Newberry Township in the early 19th century was a progressive community, with a regular lyceum offering debates and lectures on a wide-ranging, diverse set of topics from slavery to social reform. Traveling speakers, many of them Quakers, came from throughout the area to espouse their views. Residents of the township became an early force in the anti-slavery movement, and much of the initial traffic on the Underground Railroad in York County passed through Lewisberry and the nearby farms and Quaker meeting houses.
With such a literary and social focus, it is no wonder that the citizens’ support for Jefferson’s candidacy did not go unnoticed or unanswered.
Here is the newly elected third president’s response to Newberry Township, as printing in the Hartford newspaper…
President Jefferson, in his reply to an address from sundry inhabitants of Newbury Township, Pennsylvania, says.

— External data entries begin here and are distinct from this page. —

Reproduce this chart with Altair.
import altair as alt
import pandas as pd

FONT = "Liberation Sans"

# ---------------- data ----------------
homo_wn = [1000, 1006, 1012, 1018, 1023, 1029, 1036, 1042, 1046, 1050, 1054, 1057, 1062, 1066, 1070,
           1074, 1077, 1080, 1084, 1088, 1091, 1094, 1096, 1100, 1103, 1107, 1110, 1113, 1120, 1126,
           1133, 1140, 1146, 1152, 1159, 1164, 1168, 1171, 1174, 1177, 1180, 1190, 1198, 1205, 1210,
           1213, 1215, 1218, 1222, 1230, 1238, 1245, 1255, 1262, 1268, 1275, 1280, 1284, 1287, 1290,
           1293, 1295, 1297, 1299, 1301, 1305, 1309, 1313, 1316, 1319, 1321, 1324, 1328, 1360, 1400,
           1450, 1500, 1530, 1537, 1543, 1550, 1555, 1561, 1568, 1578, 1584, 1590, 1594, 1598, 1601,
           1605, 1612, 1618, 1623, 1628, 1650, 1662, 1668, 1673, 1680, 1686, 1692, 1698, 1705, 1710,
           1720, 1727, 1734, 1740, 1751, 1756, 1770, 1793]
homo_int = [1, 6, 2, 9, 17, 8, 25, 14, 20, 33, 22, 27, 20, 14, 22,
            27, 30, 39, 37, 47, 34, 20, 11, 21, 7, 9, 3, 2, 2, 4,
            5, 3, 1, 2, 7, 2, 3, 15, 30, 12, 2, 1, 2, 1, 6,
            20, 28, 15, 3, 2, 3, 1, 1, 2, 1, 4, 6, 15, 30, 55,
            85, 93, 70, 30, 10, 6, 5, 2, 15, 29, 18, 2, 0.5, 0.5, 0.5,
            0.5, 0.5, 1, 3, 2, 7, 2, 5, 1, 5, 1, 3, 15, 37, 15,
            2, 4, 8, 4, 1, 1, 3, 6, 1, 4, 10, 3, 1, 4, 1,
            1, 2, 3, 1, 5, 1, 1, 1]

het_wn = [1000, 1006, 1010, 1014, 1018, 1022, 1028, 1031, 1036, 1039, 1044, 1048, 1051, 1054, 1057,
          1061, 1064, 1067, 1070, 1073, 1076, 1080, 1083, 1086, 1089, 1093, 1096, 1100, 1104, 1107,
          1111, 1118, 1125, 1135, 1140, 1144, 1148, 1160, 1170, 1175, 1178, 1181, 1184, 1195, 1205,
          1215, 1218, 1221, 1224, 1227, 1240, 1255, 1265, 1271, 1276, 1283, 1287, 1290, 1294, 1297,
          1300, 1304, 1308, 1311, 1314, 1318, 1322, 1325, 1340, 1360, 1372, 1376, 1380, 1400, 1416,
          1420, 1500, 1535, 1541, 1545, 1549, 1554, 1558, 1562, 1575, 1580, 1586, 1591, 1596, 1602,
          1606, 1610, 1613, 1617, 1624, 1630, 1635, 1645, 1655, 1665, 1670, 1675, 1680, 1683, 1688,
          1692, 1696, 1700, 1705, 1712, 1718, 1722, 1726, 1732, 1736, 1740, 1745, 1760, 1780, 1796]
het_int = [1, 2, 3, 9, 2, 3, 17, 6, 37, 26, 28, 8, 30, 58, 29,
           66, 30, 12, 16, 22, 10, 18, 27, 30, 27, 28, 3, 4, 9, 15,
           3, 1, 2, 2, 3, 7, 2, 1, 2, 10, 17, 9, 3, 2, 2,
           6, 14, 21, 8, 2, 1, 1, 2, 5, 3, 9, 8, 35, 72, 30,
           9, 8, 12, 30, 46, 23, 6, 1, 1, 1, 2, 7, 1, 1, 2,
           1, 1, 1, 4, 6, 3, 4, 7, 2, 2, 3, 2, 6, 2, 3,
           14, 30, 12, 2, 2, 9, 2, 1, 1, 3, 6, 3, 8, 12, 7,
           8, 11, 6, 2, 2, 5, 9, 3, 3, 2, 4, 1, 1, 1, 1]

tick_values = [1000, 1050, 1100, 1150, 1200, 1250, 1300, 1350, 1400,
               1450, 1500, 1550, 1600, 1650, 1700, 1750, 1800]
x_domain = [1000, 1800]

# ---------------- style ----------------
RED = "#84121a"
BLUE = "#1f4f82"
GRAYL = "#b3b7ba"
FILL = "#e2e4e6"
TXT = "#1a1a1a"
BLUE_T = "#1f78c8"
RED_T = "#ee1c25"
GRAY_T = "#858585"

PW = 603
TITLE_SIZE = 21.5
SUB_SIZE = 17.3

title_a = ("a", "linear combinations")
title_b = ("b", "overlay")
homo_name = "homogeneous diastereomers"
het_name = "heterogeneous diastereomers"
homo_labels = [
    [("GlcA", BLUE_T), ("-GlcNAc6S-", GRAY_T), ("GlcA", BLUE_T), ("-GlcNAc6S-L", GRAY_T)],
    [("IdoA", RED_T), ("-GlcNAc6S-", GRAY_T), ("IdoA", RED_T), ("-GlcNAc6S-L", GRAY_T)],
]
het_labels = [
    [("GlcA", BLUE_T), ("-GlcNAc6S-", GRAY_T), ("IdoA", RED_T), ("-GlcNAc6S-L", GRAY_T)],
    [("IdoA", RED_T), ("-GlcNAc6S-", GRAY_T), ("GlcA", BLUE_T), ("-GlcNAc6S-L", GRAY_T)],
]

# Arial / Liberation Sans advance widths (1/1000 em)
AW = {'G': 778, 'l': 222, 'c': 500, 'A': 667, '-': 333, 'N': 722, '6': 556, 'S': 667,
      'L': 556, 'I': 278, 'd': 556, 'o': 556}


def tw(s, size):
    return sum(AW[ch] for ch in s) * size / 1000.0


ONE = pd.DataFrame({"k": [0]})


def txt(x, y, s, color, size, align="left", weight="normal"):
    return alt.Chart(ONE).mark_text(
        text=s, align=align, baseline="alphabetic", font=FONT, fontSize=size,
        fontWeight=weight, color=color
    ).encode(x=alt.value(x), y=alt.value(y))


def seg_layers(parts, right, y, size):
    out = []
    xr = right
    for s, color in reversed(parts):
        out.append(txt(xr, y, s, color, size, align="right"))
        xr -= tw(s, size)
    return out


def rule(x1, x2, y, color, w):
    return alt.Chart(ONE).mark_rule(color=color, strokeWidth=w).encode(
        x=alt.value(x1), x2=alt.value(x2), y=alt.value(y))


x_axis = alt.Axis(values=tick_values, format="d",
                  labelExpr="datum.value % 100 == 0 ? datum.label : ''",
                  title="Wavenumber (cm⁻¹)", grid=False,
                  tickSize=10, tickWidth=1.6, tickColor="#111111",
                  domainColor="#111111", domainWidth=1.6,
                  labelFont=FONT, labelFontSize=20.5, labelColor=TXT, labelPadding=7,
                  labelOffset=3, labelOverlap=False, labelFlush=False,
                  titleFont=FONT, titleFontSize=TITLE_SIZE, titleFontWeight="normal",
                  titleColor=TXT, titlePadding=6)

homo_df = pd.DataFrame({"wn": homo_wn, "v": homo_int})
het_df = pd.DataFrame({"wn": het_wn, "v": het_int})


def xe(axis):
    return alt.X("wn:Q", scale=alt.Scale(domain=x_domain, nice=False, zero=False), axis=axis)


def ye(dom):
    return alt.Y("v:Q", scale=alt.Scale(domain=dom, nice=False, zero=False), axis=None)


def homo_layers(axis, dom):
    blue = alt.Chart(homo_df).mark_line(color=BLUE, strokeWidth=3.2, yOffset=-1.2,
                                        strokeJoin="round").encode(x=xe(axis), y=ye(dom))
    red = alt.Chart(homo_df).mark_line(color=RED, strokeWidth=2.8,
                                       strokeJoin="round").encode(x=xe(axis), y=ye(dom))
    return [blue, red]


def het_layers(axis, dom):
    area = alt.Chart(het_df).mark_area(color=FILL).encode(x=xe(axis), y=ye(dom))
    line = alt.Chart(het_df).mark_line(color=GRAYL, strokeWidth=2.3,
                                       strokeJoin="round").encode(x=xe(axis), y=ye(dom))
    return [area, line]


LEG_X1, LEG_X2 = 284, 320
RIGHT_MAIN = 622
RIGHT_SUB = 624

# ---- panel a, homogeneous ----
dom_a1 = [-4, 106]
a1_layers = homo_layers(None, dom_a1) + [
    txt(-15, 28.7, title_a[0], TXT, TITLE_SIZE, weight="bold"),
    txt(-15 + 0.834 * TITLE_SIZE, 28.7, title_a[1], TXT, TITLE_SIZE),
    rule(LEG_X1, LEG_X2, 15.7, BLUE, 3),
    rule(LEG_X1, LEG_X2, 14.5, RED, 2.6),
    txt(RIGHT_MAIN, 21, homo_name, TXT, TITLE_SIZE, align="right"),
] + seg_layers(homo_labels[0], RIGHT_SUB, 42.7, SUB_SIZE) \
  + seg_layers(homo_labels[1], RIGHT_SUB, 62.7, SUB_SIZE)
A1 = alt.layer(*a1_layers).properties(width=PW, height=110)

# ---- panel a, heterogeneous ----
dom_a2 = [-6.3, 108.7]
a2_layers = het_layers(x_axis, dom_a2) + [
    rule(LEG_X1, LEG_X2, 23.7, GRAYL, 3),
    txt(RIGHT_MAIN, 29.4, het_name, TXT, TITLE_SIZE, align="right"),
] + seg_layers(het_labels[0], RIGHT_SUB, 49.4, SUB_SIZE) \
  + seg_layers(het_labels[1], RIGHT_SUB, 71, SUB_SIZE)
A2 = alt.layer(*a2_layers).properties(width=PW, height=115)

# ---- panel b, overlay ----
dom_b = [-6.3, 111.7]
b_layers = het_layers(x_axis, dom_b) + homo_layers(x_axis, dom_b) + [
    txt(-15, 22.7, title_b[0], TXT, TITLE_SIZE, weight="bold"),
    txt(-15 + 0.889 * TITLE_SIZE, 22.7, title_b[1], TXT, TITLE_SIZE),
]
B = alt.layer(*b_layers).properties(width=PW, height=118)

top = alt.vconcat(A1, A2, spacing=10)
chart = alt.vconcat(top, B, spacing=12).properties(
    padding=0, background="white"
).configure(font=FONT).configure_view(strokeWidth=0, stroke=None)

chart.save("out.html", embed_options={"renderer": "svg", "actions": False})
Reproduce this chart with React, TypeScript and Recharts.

“Assurances of attachment and support from any description of my fellow-citizens, are accepted with thankfulness and satisfaction. I will ask that attachment and support no longer than I endeavour to deserve them by a faithful administration of their affairs in the true spirit of the constitution, and according to the laws framed in consonance with that. The sentiments expressed on my undertaking the important charge confided to me, were expressed in the sincerity of my heart; and after the freedom and security of our common country, no object lies to near my heart as to heal the wounded confidence of society, and see men and fellow citizens in affectionate union with one another. I join, therefore with the inhabitants of Newbury township, who have been pleased to address me through you, in earnest desires that a spirit of benevolence and mutual toleration may soothe the great family of mankind once more into order and peace.”